According to The Globe and Mail, the head of the tourism agency Embratur, Vinícius Lummertz, was in discussion with Airbnb and hotel industry executives. One of Lummertz's aides, Jose Gayoso, said that both parties have decided on a proposal to tax registered renters.

In an interview via telephone, Gayoso said that the tax amount and whether it would be collected by the federal government or state governments are not fully decided on yet, the news outlet further reported.

"It will be a fair tax that will not be passed on to consumers or ruin the business," said Gayoso, as quoted by The Globe and Mail.

Brazil has lifted a number of taxes this year as it "scrambles to plug a gaping fiscal deficit that is undermining confidence in its once-booming economy," The Globe and Mail wrote. The South American country's hotel industry has complained that Airbnb is stealing business at a period of major recession. The plan to implement tax on Airbnb is approved by hotel owners and regarded it as fair treatment.

Gayoso said that Airbnb has no problem with taxation because they wish to have a stronger position in the Brazilian economy, given that the company's services are highly required for next year's Olympics, the news outlet added.

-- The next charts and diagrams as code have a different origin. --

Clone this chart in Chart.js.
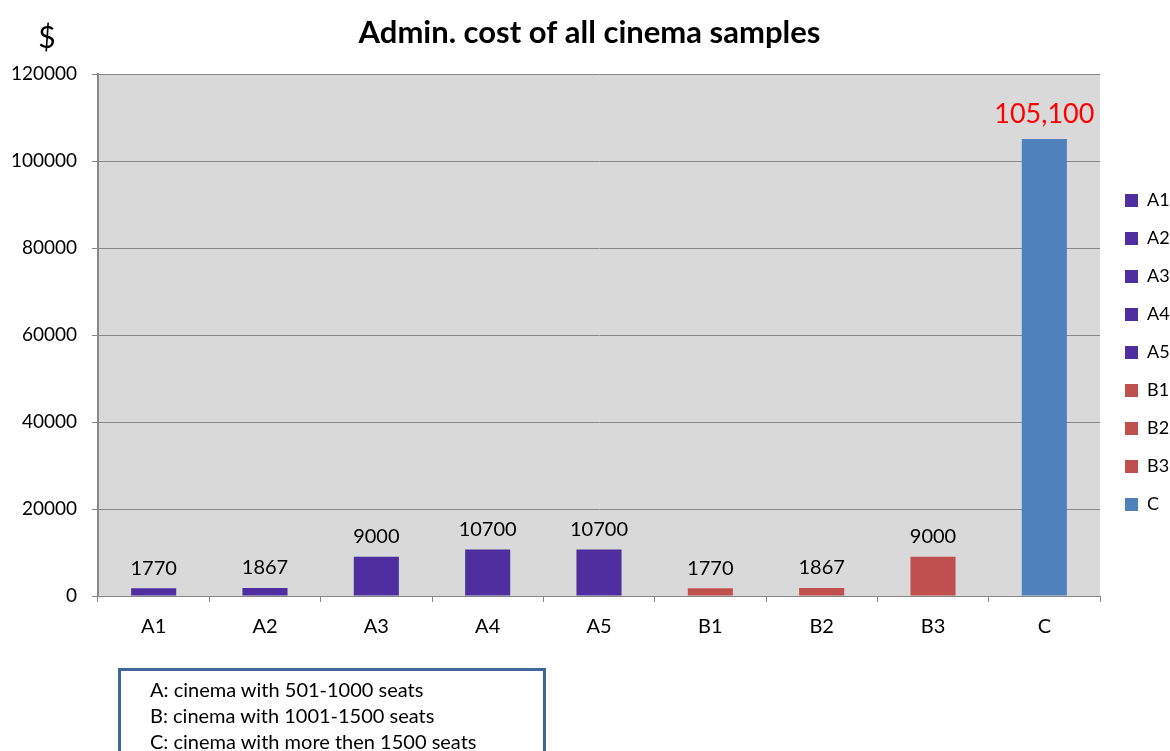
<!DOCTYPE html>
<html>
<head>
<meta charset="utf-8">
<script src="https://cdn.jsdelivr.net/npm/chart.js@4/dist/chart.umd.min.js"></script>
<style>
  html, body { margin: 0; padding: 0; background: #fff; }
  #wrap { position: relative; width: 1170px; height: 751px; overflow: hidden; }
  #noteBox {
    position: absolute; left: 118px; top: 668px; width: 428px; height: 120px;
    border: 3px solid #41679a; box-sizing: border-box;
    padding: 5px 0 0 29px;
    font-family: Lato, sans-serif; font-size: 20px; line-height: 26px; color: #000;
  }
</style>
</head>
<body>
<div id="wrap">
  <canvas id="costChart" width="1170" height="751"></canvas>
  <div id="noteBox">
    <div>A: cinema with 501-1000 seats</div>
    <div>B: cinema with 1001-1500 seats</div>
    <div>C: cinema with more then 1500 seats</div>
  </div>
</div>
<script>
// ─────────────────────────────────────────────────────────────
// Data
// ─────────────────────────────────────────────────────────────
const categories = ['A1', 'A2', 'A3', 'A4', 'A5', 'B1', 'B2', 'B3', 'C'];
const costs      = [1770, 1867, 9000, 10700, 10700, 1770, 1867, 9000, 105100];
const barColors  = ['#4f2f9f', '#4f2f9f', '#4f2f9f', '#4f2f9f', '#4f2f9f',
                    '#c0504d', '#c0504d', '#c0504d', '#4f81bd'];
const yTicks     = [0, 20000, 40000, 60000, 80000, 100000, 120000];

const FONT = 'Lato';

// one series per sample, each holding a value only at its own category
const datasets = categories.map((name, i) => ({
    label: name,
    data: categories.map((_, j) => (i === j ? costs[i] : null)),
    backgroundColor: barColors[i],
    borderWidth: 0
}));

// grey plot background
const plotBackground = {
    id: 'plotBackground',
    beforeDraw(chart) {
        const { ctx, chartArea: a } = chart;
        ctx.save();
        ctx.fillStyle = '#d9d9d9';
        ctx.fillRect(a.left, a.top, a.right - a.left, a.bottom - a.top);
        ctx.restore();
    }
};

// value labels over the bars, plus the "$" unit label
const valueLabels = {
    id: 'valueLabels',
    afterDatasetsDraw(chart) {
        const ctx = chart.ctx;
        ctx.save();
        ctx.textAlign = 'center';
        ctx.textBaseline = 'middle';
        chart.data.datasets.forEach((ds, i) => {
            const meta = chart.getDatasetMeta(i);
            meta.data.forEach((bar, j) => {
                const v = ds.data[j];
                if (v === null) return;
                if (categories[j] === 'C') {
                    ctx.fillStyle = '#ff0000';
                    ctx.font = `27px ${FONT}`;
                    ctx.fillText(v.toLocaleString('en-US'), bar.x, bar.y - 25);
                } else {
                    ctx.fillStyle = '#000';
                    ctx.font = `20px ${FONT}`;
                    ctx.fillText(String(v), bar.x, bar.y - 20);
                }
            });
        });
        ctx.fillStyle = '#000';
        ctx.font = `30px ${FONT}`;
        ctx.fillText('$', 47, 38);
        ctx.restore();
    }
};

// narrow legend column, sitting just right of the plot
const legendFit = {
    id: 'legendFit',
    beforeInit(chart) {
        const legend = chart.legend;
        const fit = legend.fit;
        legend.fit = function () { fit.call(this); this.width = 70; };
    },
    afterLayout(chart) {
        const lg = chart.legend;
        lg.left += 5;  lg.right += 5;
        lg.top += 32;  lg.bottom += 32;
    }
};

new Chart(document.getElementById('costChart'), {
    type: 'bar',
    data: { labels: categories, datasets: datasets },
    options: {
        responsive: false,
        animation: false,
        grouped: false,
        categoryPercentage: 1,
        barPercentage: 0.405,
        layout: { padding: { left: 9, right: 0, top: 0, bottom: 110 } },
        plugins: {
            title: {
                display: true,
                text: 'Admin. cost of all cinema samples',
                color: '#000',
                font: { family: FONT, size: 31, weight: 'bold' },
                padding: { top: 14, bottom: 23 }
            },
            legend: {
                position: 'right',
                labels: {
                    color: '#000',
                    font: { family: FONT, size: 18 },
                    boxWidth: 13,
                    boxHeight: 13,
                    padding: 20
                }
            },
            tooltip: { enabled: false }
        },
        scales: {
            x: {
                afterFit(scale) { scale.height = 45; },
                grid: {
                    offset: true,
                    drawOnChartArea: false,
                    drawTicks: true,
                    tickLength: 6,
                    color: '#888888'
                },
                border: { color: '#888888', width: 1 },
                ticks: {
                    color: '#000',
                    font: { family: FONT, size: 20 },
                    padding: 13
                }
            },
            y: {
                min: yTicks[0],
                max: yTicks[yTicks.length - 1],
                afterFit(scale) { scale.width = 89; },
                afterBuildTicks(scale) {
                    scale.ticks = yTicks.map(v => ({ value: v }));
                },
                grid: {
                    color: '#888888',
                    tickLength: 6,
                    lineWidth: 1
                },
                border: { color: '#888888', width: 2 },
                ticks: {
                    color: '#000',
                    font: { family: FONT, size: 19 },
                    padding: 15,
                    callback: v => String(v)
                }
            }
        }
    },
    plugins: [plotBackground, valueLabels, legendFit]
});
</script>
</body>
</html>
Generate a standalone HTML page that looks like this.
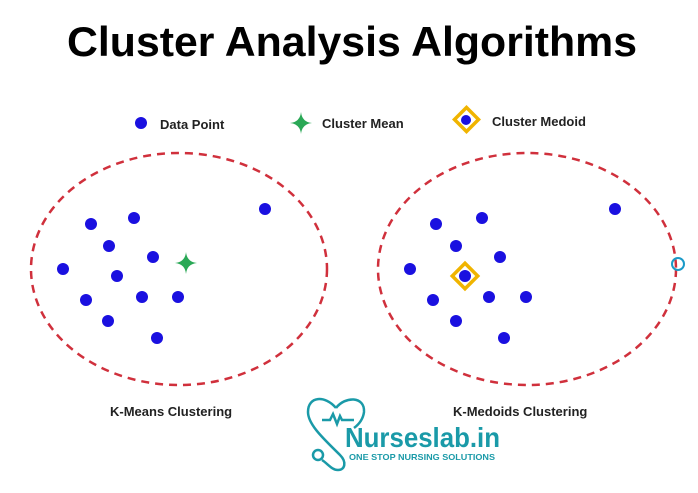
<!DOCTYPE html>
<html><head><style>body{margin:0;background:#fff}svg{display:block}</style></head><body>
<svg width="698" height="493" xmlns="http://www.w3.org/2000/svg" font-family="Liberation Sans, sans-serif">
<rect width="698" height="493" fill="#fff"/>
<text x="67" y="56" textLength="570" lengthAdjust="spacingAndGlyphs" font-size="42" font-weight="bold" fill="#000">Cluster Analysis Algorithms</text>
<g fill="#1a10e0">
<circle cx="141" cy="123" r="6"/>
<circle cx="91" cy="224" r="6"/><circle cx="134" cy="218" r="6"/><circle cx="109" cy="246" r="6"/><circle cx="153" cy="257" r="6"/><circle cx="63" cy="269" r="6"/><circle cx="117" cy="276" r="6"/><circle cx="86" cy="300" r="6"/><circle cx="142" cy="297" r="6"/><circle cx="178" cy="297" r="6"/><circle cx="108" cy="321" r="6"/><circle cx="157" cy="338" r="6"/><circle cx="265" cy="209" r="6"/>
<circle cx="436" cy="224" r="6"/><circle cx="482" cy="218" r="6"/><circle cx="456" cy="246" r="6"/><circle cx="500" cy="257" r="6"/><circle cx="410" cy="269" r="6"/><circle cx="433" cy="300" r="6"/><circle cx="489" cy="297" r="6"/><circle cx="526" cy="297" r="6"/><circle cx="456" cy="321" r="6"/><circle cx="504" cy="338" r="6"/><circle cx="615" cy="209" r="6"/>
</g>
<g font-size="13" font-weight="bold" fill="#222">
<text x="160" y="129">Data Point</text>
<text x="322" y="128">Cluster Mean</text>
<text x="492" y="126">Cluster Medoid</text>
<text x="110" y="416">K-Means Clustering</text>
<text x="453" y="416">K-Medoids Clustering</text>
</g>
<path d="M301 112 Q302 122 312 123 Q302 124 301 134 Q300 124 290 123 Q300 122 301 112Z" fill="#2aa856"/>
<path d="M186 252 Q187 262 197 263 Q187 264 186 274 Q185 264 175 263 Q185 262 186 252Z" fill="#2aa856"/>
<rect x="458" y="111" width="17" height="17" transform="rotate(45 466.5 119.5)" fill="none" stroke="#f0b400" stroke-width="3.5"/>
<circle cx="466" cy="120" r="5" fill="#1a10e0"/>
<rect x="456" y="267" width="18" height="18" transform="rotate(45 465 276)" fill="none" stroke="#f0b400" stroke-width="3.5"/>
<circle cx="465" cy="276" r="6" fill="#1a10e0"/>
<g fill="none" stroke="#d0303c" stroke-width="2.5" stroke-dasharray="8 6">
<ellipse cx="179" cy="269" rx="148" ry="116"/>
<ellipse cx="527" cy="269" rx="149" ry="116"/>
</g>
<circle cx="678" cy="264" r="6" fill="none" stroke="#1a9ac8" stroke-width="2"/>
<g fill="none" stroke="#1a9aa8" stroke-width="2.5">
<path d="M336 408 C325 395 308 396 308 412 C308 425 325 440 340 455 C347 462 345 470 338 470 C332 470 328 464 322 460"/>
<path d="M336 408 C345 396 365 396 364 412 C363 420 358 425 354 428"/>
<path d="M322 420 h8 l3 -6 l4 10 l3 -8 l2 4 h12"/>
<circle cx="318" cy="455" r="5"/>
</g>
<text x="345" y="447" textLength="155" lengthAdjust="spacingAndGlyphs" font-size="28" font-weight="bold" fill="#1a9aa8">Nurseslab.in</text>
<text x="349" y="460" textLength="146" lengthAdjust="spacingAndGlyphs" font-size="8.5" font-weight="bold" fill="#1a9aa8">ONE STOP NURSING SOLUTIONS</text>
</svg>
</body></html>
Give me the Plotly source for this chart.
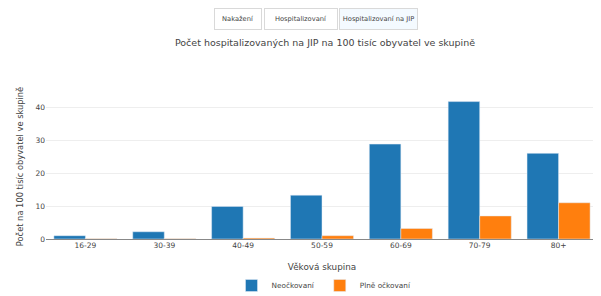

Airbnb's official contract indicated that the company has to provide at least 20,000 rooms for the upcoming Olympics.

Added Gayoso, Airbnb helped Brazil resolve an accommodation issue that happened during the 2014 World Cup, which attracted more soccer fans than the country's hotel industry could hold, The Globe and Mail noted.

Brazil Evicts Families from Homes in Preparation for 2016 Olympics

In October, it was reported that Brazilian officials are evicting families from homes to accommodate a high-speed bus lane connecting the international airport with Barra da Tijuca, the neighborhood that will host majority of next year's Olympics venues, The Guardian reported.

Housing advocacy groups said that the local government is using the upcoming event to justify forced evictions and segregation in Rio de Janeiro, The Guardian wrote. Figures from the city government showed that 22,059 families have been resettled since 2009 either because their homes are at risk or blocking transport and infrastructure projects related to the Olympics.

City hall insisted that the only resettlements connected with the Olympics are 344 families at Vila Autódromo, located on the edges of the main Olympic Park, the news outlet noted. Several families have been moved to Parque Carioca, a condominium complex 1km away.